Kristian Foden-Vencil: Yes. Imagine a river winding its way down the mountain making large ‘S’ shaped curves. Well one of those curves used to run up against Lolo Pass Road and it basically ate away all the gravel, digging under the road and eating it away.

In fact, it appears the water was so high it jumped out of its channel and then ran about 150 down the road, washing away the asphalt and leaving boulders and big trees everywhere.

I met Vivie Benvenuto this morning. He said it was amazing to see.

Vivie Benvenuto: “Fridges, I’ve seen in the river. I’ve heard people saying that there’s big gas propane tanks shooting down the river. Parts of houses. Where the road washed out you could see parks that were parking in people’s driveways, slammed into each other. They washed down what was Lolo Pass road.”

Kristian Foden-Vencil / OPB

Kristian Foden-Vencil: I also met a man named Dan Flood who owns a home along the road. He was outside cleaning things up.

Dan Flood: “You know, the waters came over towards my house and got backed up in the garage and knocked out a wall and front doors and spread my stuff all over.”

Kristian Foden-Vencil: “I can see microwaves, skis and fishing pols. All that stuff is yours.”

Dan Flood: “There’s stuff over there too.”

Kristian Foden-Vencil: “Spread all over the street.”

Dan Flood: “Yeah. Down in the properties over there. I have to get someone to help pick them all up and get it back.”

Kristian Foden-Vencil: “How long until things are sorted out do you think?”

Dan Flood: “The county has been excellent. They got here right away yesterday and I got electricity back. So everybody’s responding. I still don’t have phone but everyone’s been responding real well.”

Kristian Foden-Vencil: That’s something I heard over and over again — that authorities had wasted no time cleaning things up. And on OPB’s website you can see some of that work as well as some of the devastation.

Beth Hyams: What do authorities say about when the road will open again — how extensive is the damage?

Kristian Foden-Vencil / OPB

Kristian Foden-Vencil: Clackamas County has declared and emergency and I caught up with Mick Eby, the chief of Hoodland Fire District. He said the flooding started on Sunday night.

Mick Eby: “And it was an all day event, creating a lot of damage. It washed out possibly four houses. We can’t get to one of them so we know of three. We’ve got 250 to 300 people isolated at the end of this road here. Because the Sandy River has gone not only over its banks but into the road and washed the road out for about 100 feet.”
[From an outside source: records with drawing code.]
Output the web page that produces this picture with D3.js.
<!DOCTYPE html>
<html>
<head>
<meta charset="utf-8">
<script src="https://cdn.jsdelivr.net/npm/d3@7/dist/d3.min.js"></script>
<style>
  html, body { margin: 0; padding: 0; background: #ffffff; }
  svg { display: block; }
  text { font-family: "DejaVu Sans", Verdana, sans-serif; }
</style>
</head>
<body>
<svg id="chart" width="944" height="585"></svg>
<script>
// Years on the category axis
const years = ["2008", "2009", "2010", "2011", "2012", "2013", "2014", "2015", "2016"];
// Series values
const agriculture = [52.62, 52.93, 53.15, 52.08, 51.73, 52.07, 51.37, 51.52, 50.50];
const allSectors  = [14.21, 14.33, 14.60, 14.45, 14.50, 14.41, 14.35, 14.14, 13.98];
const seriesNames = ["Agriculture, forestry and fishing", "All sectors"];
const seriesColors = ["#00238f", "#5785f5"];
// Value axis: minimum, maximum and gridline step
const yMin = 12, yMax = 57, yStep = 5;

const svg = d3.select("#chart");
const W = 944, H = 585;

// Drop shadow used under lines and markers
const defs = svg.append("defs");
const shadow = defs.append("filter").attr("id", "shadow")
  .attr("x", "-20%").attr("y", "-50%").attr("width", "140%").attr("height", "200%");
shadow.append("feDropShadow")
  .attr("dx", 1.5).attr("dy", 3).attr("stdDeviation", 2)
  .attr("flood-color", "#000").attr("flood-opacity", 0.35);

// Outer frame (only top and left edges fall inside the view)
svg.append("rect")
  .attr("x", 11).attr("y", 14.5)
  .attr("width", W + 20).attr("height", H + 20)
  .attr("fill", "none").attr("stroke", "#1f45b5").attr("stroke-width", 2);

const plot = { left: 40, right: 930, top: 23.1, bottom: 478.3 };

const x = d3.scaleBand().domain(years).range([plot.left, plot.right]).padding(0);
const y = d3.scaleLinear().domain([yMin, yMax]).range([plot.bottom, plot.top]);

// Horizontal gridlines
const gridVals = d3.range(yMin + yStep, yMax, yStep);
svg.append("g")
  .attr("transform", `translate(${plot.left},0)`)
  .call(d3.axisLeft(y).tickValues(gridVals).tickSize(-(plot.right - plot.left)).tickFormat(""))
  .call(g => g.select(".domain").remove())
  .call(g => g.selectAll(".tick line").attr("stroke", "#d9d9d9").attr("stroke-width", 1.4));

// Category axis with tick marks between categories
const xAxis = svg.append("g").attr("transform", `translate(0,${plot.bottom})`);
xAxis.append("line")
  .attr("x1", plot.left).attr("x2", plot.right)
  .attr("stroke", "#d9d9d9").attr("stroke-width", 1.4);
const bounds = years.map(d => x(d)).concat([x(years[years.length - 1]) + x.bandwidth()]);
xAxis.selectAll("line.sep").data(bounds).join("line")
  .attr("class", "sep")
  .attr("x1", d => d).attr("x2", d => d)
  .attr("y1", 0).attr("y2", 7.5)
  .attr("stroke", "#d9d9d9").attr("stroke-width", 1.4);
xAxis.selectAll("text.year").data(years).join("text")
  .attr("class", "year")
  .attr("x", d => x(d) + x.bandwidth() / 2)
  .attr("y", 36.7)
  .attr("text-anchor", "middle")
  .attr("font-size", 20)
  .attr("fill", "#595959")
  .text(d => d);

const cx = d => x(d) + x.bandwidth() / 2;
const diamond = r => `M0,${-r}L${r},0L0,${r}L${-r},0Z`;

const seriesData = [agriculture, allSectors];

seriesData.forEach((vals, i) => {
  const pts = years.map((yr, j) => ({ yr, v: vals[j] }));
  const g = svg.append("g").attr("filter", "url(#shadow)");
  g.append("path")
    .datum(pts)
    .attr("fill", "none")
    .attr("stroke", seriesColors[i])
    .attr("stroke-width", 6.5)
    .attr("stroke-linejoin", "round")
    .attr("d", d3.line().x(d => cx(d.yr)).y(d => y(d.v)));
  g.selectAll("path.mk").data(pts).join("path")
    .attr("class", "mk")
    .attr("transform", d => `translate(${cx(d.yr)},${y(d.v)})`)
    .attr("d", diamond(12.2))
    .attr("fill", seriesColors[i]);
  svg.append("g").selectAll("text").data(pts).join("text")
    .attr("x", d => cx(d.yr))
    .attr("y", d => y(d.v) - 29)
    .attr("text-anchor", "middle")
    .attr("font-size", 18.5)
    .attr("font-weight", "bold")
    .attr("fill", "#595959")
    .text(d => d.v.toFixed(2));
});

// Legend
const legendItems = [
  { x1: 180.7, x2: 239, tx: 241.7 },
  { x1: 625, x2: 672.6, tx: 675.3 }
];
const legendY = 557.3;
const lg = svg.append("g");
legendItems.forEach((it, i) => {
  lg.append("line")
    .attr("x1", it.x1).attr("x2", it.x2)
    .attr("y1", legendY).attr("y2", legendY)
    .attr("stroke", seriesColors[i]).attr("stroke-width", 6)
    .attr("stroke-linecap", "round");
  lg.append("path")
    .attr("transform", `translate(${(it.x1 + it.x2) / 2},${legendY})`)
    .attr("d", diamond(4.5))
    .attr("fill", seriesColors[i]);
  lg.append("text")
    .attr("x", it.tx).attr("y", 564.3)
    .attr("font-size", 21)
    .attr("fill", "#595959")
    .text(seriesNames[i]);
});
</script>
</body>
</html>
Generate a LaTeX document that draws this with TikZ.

Kristian Foden-Vencil: He says those 250 people have no power and no phone. But he described them as a pioneering type, which he said is a good thing because it could be months until the river can be diverted back into its bed and the road repaired.

Kristian Foden-Vencil / OPB

Mick Eby: “And so they’re kind of hunkering in. They’re okay.  They’ve been hiking in and out for the last couple of days getting fuel for the generators and extra food and that kind of stuff but we do have some elderly people too who do require some medical attention and right now I’ve got two teams up there going house to house making sure people are okay.”

Beth Hyams: Is the weather cooperating? Is it going to dry out?

Kristian Foden-Vencil: Well it’s been raining all day, but the hope is temperatures will drop. That would stop snow melting and at higher elevations, turn any moisture into snow. That should take some of the water out of the rivers.

People who live there are preparing for the long-term — Besty Frank works at Fred Meyer in Portland and commutes up and down the mountain. She now has a 45 minute hike to get to the highway and she says people think it’ll take a while to get back to normal.

Kristian Foden-Vencil / OPB

Betsy Frank: “Maybe it might be months. but they have set up a place with Red Cross up the road to stay and an allowance for food. We’re going to have to look into that. But we’re still going to have to find vehicles for work. Maybe get one to share.”

Kristian Foden-Vencil: The good news is that inspectors think ZigZag Bridge is okay and a shuttle system will run three times a day between Barlow Trail Road and the Hoodland Shopping Center.